◆ Requirement
All of the material below is to be restated word for word, apart from the pictures.
──────── Data lines ────────
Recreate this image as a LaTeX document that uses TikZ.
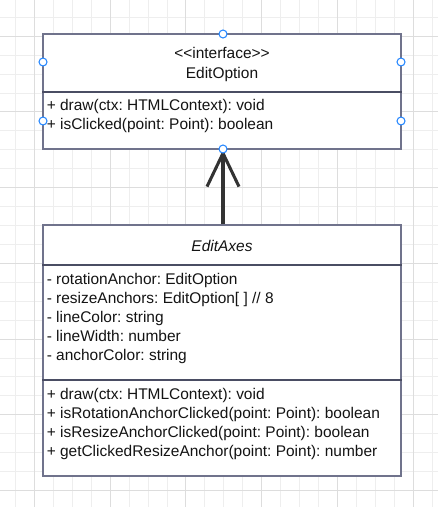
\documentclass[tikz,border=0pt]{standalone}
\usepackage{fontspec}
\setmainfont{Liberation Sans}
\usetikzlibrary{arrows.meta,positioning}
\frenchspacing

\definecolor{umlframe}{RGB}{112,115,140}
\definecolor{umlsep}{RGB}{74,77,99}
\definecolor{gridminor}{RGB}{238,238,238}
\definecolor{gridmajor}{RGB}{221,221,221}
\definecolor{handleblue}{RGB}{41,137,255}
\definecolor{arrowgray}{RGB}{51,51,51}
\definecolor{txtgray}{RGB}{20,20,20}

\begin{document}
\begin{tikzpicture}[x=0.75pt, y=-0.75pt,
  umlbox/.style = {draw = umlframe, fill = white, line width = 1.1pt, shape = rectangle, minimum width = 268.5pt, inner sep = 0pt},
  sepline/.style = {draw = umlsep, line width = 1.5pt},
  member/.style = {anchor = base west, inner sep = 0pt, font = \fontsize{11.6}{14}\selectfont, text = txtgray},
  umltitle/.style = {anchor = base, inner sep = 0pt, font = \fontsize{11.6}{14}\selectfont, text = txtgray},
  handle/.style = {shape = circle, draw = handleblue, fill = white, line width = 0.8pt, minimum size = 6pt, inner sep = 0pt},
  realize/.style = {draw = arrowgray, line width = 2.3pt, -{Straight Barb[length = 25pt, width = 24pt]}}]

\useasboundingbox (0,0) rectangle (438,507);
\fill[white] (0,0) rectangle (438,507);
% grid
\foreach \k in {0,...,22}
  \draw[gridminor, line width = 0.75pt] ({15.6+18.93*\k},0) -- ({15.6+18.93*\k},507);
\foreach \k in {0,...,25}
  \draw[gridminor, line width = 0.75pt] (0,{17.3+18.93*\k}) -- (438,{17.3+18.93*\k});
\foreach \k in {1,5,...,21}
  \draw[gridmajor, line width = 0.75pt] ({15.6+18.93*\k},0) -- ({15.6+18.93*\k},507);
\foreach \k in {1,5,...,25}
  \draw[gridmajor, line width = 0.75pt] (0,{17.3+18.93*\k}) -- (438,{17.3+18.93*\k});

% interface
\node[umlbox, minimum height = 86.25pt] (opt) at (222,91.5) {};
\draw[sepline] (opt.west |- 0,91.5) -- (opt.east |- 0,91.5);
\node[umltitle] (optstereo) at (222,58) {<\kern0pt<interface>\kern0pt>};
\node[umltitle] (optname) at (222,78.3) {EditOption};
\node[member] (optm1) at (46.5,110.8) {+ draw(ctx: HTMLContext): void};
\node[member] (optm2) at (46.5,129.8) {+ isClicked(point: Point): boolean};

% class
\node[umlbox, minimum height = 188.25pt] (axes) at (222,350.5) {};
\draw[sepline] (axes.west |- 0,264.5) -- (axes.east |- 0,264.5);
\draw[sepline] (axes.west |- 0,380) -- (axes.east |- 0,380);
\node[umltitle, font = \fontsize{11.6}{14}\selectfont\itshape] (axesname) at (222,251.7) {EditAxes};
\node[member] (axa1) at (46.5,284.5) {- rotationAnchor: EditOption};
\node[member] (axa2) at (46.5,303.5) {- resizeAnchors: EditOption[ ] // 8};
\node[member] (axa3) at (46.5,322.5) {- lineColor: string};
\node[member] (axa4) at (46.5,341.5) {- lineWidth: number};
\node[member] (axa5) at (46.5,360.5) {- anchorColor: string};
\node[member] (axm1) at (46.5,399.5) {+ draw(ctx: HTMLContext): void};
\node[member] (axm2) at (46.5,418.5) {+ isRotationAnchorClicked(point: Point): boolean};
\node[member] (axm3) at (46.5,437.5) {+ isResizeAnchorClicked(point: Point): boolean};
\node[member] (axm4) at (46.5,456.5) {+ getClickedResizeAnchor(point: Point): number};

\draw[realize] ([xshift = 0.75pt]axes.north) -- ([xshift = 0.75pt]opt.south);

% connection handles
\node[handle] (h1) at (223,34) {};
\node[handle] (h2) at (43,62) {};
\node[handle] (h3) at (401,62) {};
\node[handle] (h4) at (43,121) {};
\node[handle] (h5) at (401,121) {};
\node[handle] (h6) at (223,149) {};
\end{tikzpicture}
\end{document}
────────
◆ Exercise result
Recreate this image as a LaTeX document that uses TikZ.
\documentclass[tikz,border=0pt]{standalone}
\usepackage{fontspec}
\setmainfont{Liberation Sans}
\usetikzlibrary{arrows.meta,positioning}
\frenchspacing

\definecolor{umlframe}{RGB}{112,115,140}
\definecolor{umlsep}{RGB}{74,77,99}
\definecolor{gridminor}{RGB}{238,238,238}
\definecolor{gridmajor}{RGB}{221,221,221}
\definecolor{handleblue}{RGB}{41,137,255}
\definecolor{arrowgray}{RGB}{51,51,51}
\definecolor{txtgray}{RGB}{20,20,20}

\begin{document}
\begin{tikzpicture}[x=0.75pt, y=-0.75pt,
  umlbox/.style = {draw = umlframe, fill = white, line width = 1.1pt, shape = rectangle, minimum width = 268.5pt, inner sep = 0pt},
  sepline/.style = {draw = umlsep, line width = 1.5pt},
  member/.style = {anchor = base west, inner sep = 0pt, font = \fontsize{11.6}{14}\selectfont, text = txtgray},
  umltitle/.style = {anchor = base, inner sep = 0pt, font = \fontsize{11.6}{14}\selectfont, text = txtgray},
  handle/.style = {shape = circle, draw = handleblue, fill = white, line width = 0.8pt, minimum size = 6pt, inner sep = 0pt},
  realize/.style = {draw = arrowgray, line width = 2.3pt, -{Straight Barb[length = 25pt, width = 24pt]}}]

\useasboundingbox (0,0) rectangle (438,507);
\fill[white] (0,0) rectangle (438,507);
% grid
\foreach \k in {0,...,22}
  \draw[gridminor, line width = 0.75pt] ({15.6+18.93*\k},0) -- ({15.6+18.93*\k},507);
\foreach \k in {0,...,25}
  \draw[gridminor, line width = 0.75pt] (0,{17.3+18.93*\k}) -- (438,{17.3+18.93*\k});
\foreach \k in {1,5,...,21}
  \draw[gridmajor, line width = 0.75pt] ({15.6+18.93*\k},0) -- ({15.6+18.93*\k},507);
\foreach \k in {1,5,...,25}
  \draw[gridmajor, line width = 0.75pt] (0,{17.3+18.93*\k}) -- (438,{17.3+18.93*\k});

% interface
\node[umlbox, minimum height = 86.25pt] (opt) at (222,91.5) {};
\draw[sepline] (opt.west |- 0,91.5) -- (opt.east |- 0,91.5);
\node[umltitle] (optstereo) at (222,58) {<\kern0pt<interface>\kern0pt>};
\node[umltitle] (optname) at (222,78.3) {EditOption};
\node[member] (optm1) at (46.5,110.8) {+ draw(ctx: HTMLContext): void};
\node[member] (optm2) at (46.5,129.8) {+ isClicked(point: Point): boolean};

% class
\node[umlbox, minimum height = 188.25pt] (axes) at (222,350.5) {};
\draw[sepline] (axes.west |- 0,264.5) -- (axes.east |- 0,264.5);
\draw[sepline] (axes.west |- 0,380) -- (axes.east |- 0,380);
\node[umltitle, font = \fontsize{11.6}{14}\selectfont\itshape] (axesname) at (222,251.7) {EditAxes};
\node[member] (axa1) at (46.5,284.5) {- rotationAnchor: EditOption};
\node[member] (axa2) at (46.5,303.5) {- resizeAnchors: EditOption[ ] // 8};
\node[member] (axa3) at (46.5,322.5) {- lineColor: string};
\node[member] (axa4) at (46.5,341.5) {- lineWidth: number};
\node[member] (axa5) at (46.5,360.5) {- anchorColor: string};
\node[member] (axm1) at (46.5,399.5) {+ draw(ctx: HTMLContext): void};
\node[member] (axm2) at (46.5,418.5) {+ isRotationAnchorClicked(point: Point): boolean};
\node[member] (axm3) at (46.5,437.5) {+ isResizeAnchorClicked(point: Point): boolean};
\node[member] (axm4) at (46.5,456.5) {+ getClickedResizeAnchor(point: Point): number};

\draw[realize] ([xshift = 0.75pt]axes.north) -- ([xshift = 0.75pt]opt.south);

% connection handles
\node[handle] (h1) at (223,34) {};
\node[handle] (h2) at (43,62) {};
\node[handle] (h3) at (401,62) {};
\node[handle] (h4) at (43,121) {};
\node[handle] (h5) at (401,121) {};
\node[handle] (h6) at (223,149) {};
\end{tikzpicture}
\end{document}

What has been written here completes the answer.